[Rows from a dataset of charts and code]
---
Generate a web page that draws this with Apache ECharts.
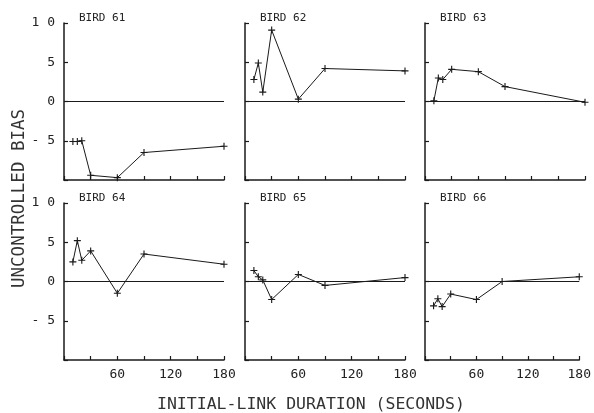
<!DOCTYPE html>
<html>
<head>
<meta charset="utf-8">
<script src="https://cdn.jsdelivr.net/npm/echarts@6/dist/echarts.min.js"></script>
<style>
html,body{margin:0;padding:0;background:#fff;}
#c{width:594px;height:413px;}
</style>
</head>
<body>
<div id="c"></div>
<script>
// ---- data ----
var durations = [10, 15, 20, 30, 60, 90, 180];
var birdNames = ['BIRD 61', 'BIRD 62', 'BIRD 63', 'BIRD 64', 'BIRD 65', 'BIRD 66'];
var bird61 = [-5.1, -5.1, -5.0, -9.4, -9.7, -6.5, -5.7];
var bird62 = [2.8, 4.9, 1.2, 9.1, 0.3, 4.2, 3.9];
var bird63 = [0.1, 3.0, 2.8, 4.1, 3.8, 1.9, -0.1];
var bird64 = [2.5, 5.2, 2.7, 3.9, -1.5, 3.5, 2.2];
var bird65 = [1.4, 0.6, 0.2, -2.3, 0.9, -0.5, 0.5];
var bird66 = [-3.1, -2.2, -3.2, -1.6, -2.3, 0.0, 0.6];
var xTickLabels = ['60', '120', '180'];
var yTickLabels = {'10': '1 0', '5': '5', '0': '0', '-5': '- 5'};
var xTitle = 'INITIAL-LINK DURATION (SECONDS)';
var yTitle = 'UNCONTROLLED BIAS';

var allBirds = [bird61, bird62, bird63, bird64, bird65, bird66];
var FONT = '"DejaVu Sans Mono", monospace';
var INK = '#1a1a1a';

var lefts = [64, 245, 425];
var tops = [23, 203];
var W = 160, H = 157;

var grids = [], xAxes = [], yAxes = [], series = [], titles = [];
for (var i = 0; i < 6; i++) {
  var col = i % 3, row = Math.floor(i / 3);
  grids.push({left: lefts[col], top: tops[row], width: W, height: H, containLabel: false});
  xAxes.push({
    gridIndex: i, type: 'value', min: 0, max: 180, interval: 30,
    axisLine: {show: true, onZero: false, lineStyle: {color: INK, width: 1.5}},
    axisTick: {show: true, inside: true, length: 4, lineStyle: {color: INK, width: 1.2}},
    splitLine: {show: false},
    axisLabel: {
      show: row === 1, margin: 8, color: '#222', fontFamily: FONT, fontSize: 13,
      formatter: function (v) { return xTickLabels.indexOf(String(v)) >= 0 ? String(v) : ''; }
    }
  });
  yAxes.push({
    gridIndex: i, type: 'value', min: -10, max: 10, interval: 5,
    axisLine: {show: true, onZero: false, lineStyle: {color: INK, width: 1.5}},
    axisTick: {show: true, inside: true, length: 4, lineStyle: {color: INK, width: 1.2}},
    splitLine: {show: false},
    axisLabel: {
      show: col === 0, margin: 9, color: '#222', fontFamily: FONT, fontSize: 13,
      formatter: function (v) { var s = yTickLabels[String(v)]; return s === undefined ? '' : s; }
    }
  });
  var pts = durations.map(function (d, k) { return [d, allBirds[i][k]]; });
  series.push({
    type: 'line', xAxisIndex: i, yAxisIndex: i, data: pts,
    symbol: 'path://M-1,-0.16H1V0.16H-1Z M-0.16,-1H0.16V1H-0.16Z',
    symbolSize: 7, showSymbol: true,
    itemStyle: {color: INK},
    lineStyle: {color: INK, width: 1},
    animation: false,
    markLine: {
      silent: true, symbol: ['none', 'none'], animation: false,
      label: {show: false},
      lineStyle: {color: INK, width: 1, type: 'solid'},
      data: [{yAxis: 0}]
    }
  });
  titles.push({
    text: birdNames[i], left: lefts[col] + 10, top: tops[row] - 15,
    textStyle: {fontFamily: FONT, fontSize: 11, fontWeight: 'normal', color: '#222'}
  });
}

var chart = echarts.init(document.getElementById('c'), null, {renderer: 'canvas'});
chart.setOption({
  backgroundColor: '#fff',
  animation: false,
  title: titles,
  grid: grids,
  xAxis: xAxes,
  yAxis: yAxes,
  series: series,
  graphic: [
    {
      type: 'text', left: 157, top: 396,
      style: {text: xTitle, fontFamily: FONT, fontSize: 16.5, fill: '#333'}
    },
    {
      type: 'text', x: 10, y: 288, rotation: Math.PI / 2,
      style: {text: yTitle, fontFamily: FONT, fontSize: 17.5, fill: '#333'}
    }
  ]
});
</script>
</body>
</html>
---
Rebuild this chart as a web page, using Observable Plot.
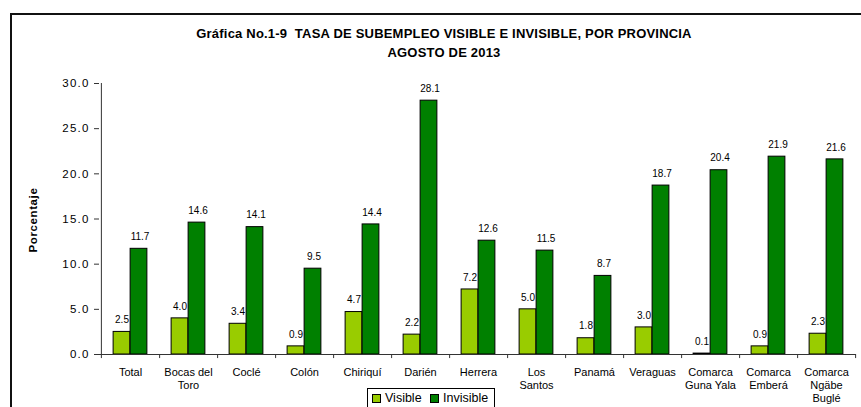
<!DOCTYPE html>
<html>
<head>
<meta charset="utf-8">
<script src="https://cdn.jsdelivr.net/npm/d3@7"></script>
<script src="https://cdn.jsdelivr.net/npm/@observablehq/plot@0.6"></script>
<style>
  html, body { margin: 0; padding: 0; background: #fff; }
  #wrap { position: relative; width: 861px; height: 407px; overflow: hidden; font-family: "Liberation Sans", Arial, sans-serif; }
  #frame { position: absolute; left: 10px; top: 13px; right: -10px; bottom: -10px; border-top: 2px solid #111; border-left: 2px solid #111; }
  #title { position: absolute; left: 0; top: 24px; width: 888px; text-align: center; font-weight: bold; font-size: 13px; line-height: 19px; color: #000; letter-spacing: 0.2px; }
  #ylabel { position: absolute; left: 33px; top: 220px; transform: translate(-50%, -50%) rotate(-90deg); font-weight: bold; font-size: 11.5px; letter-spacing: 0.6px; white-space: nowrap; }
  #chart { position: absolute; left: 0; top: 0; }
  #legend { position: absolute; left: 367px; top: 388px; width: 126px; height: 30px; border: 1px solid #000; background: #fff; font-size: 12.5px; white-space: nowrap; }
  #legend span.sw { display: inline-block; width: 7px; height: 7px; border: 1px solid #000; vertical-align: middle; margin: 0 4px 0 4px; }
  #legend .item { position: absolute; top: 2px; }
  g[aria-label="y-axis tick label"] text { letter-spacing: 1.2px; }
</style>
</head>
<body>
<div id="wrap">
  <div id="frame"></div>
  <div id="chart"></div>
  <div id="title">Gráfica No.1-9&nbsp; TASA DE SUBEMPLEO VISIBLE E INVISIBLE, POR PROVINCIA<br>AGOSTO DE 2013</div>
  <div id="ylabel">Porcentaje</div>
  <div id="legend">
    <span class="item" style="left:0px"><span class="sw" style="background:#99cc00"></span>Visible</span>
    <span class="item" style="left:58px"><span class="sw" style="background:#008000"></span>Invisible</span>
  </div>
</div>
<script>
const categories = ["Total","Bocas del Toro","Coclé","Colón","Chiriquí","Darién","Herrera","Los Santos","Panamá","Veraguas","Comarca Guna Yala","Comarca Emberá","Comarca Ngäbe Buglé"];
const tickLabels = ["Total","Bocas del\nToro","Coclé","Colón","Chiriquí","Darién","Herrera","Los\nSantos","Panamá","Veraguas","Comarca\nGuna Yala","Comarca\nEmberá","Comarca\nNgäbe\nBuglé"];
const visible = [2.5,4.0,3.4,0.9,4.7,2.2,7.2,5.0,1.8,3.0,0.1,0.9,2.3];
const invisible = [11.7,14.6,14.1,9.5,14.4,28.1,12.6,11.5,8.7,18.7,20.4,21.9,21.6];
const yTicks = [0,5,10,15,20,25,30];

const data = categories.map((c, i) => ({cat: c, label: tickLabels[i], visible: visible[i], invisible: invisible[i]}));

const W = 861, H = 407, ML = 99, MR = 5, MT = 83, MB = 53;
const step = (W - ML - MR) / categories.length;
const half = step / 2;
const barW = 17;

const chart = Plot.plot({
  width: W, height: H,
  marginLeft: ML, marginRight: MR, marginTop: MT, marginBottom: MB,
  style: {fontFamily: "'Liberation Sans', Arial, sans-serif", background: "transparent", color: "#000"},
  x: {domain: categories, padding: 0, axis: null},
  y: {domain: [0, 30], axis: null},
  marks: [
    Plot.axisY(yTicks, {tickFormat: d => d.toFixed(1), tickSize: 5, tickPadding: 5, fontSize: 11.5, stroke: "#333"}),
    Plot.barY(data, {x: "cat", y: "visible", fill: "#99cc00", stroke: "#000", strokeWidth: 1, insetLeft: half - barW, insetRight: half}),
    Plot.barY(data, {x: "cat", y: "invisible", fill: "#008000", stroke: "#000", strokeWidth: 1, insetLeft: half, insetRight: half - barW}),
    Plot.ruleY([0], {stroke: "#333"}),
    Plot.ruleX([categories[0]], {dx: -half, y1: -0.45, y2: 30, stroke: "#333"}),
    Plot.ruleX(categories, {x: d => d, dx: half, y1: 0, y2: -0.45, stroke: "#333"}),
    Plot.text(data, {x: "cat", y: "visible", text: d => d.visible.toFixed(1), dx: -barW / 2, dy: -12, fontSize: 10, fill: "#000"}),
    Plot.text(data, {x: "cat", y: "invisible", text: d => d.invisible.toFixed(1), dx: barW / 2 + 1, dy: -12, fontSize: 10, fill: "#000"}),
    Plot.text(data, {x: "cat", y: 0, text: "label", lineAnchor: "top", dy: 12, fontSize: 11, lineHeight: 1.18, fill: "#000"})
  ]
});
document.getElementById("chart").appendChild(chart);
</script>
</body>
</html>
---
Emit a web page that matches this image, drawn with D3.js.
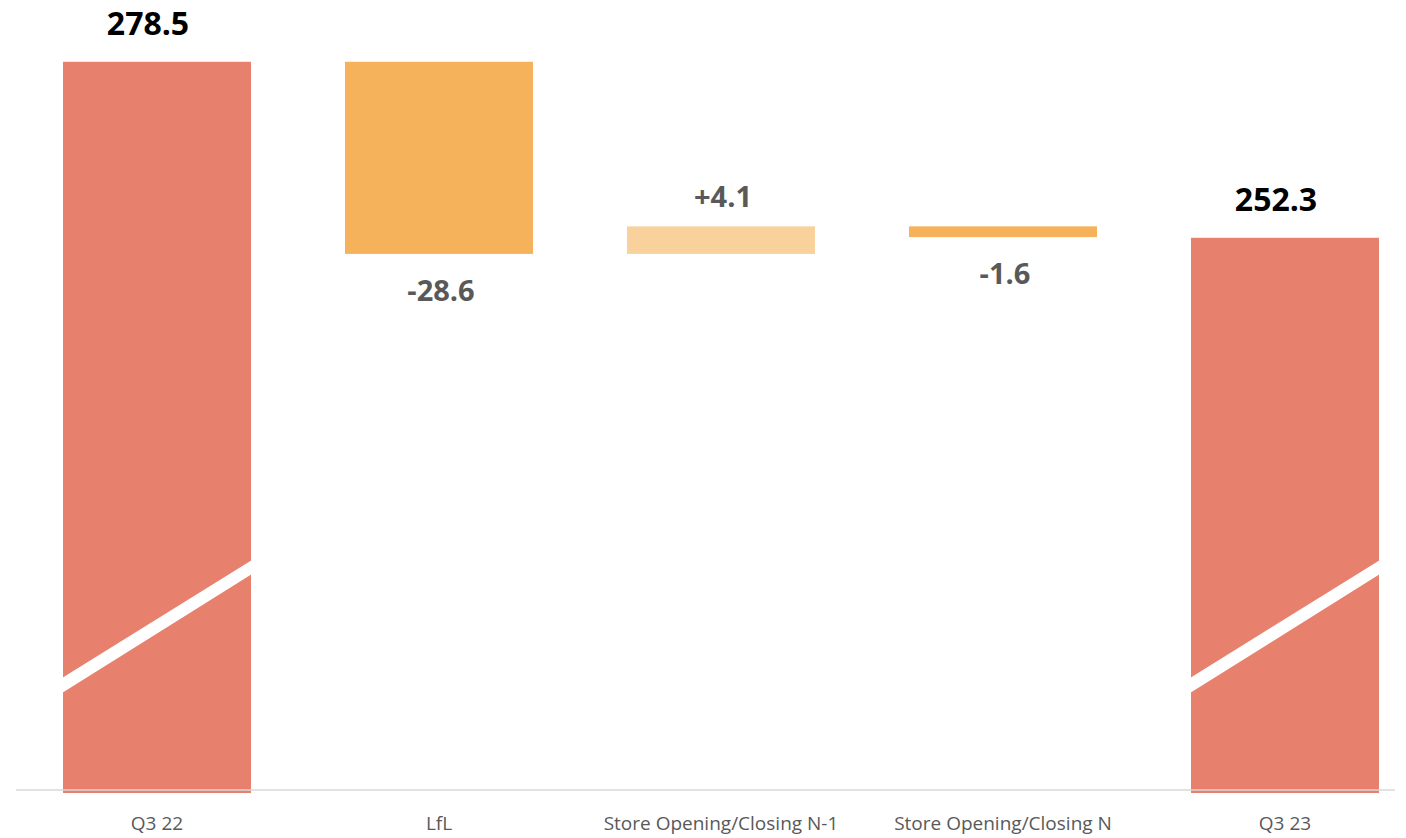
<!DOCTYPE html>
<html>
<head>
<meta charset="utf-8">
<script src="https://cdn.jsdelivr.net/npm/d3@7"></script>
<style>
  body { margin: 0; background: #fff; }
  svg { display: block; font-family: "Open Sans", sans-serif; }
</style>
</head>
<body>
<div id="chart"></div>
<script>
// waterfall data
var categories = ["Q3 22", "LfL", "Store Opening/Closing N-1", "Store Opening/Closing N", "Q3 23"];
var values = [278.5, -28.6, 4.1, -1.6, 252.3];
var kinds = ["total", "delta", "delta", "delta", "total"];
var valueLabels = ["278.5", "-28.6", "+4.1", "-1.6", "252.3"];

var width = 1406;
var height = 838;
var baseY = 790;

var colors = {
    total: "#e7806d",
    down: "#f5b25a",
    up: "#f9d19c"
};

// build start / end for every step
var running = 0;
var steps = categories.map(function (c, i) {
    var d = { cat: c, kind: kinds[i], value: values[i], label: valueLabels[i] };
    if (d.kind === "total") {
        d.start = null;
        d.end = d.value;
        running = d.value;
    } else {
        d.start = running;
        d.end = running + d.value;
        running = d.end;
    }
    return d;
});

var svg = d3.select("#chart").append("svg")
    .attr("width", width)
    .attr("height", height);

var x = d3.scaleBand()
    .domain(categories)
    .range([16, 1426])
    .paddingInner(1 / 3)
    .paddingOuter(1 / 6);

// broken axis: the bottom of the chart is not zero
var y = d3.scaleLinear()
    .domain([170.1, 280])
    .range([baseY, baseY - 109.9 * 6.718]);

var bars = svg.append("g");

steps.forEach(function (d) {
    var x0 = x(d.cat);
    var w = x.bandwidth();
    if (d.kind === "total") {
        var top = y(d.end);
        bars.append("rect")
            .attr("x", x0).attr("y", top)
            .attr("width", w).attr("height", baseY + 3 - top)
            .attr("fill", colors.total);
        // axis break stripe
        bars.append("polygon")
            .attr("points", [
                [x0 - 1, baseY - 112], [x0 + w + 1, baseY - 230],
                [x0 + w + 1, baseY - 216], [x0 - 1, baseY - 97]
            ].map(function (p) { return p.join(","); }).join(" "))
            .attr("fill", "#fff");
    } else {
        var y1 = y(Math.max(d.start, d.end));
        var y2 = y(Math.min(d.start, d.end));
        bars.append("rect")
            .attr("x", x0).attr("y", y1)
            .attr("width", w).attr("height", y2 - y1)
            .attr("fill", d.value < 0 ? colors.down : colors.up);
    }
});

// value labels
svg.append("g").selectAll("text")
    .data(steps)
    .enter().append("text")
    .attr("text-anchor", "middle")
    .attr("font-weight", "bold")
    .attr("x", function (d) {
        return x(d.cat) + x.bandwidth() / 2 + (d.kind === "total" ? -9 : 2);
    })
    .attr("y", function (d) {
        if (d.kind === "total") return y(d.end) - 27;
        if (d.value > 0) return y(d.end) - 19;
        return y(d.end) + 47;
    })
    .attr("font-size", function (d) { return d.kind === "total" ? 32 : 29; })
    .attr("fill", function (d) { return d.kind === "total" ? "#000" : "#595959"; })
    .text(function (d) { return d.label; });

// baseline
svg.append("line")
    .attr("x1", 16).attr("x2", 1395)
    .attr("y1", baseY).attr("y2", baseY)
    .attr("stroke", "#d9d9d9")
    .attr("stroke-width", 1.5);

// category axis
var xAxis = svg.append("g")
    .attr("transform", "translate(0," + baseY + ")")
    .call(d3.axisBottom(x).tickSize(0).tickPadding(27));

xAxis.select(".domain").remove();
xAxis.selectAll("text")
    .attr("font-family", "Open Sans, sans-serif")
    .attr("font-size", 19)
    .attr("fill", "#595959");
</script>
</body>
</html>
---
* [Objective] Looking at the entries above, how many lines contain the word "that"? Answer with the number alone.

* [Exercise response] 2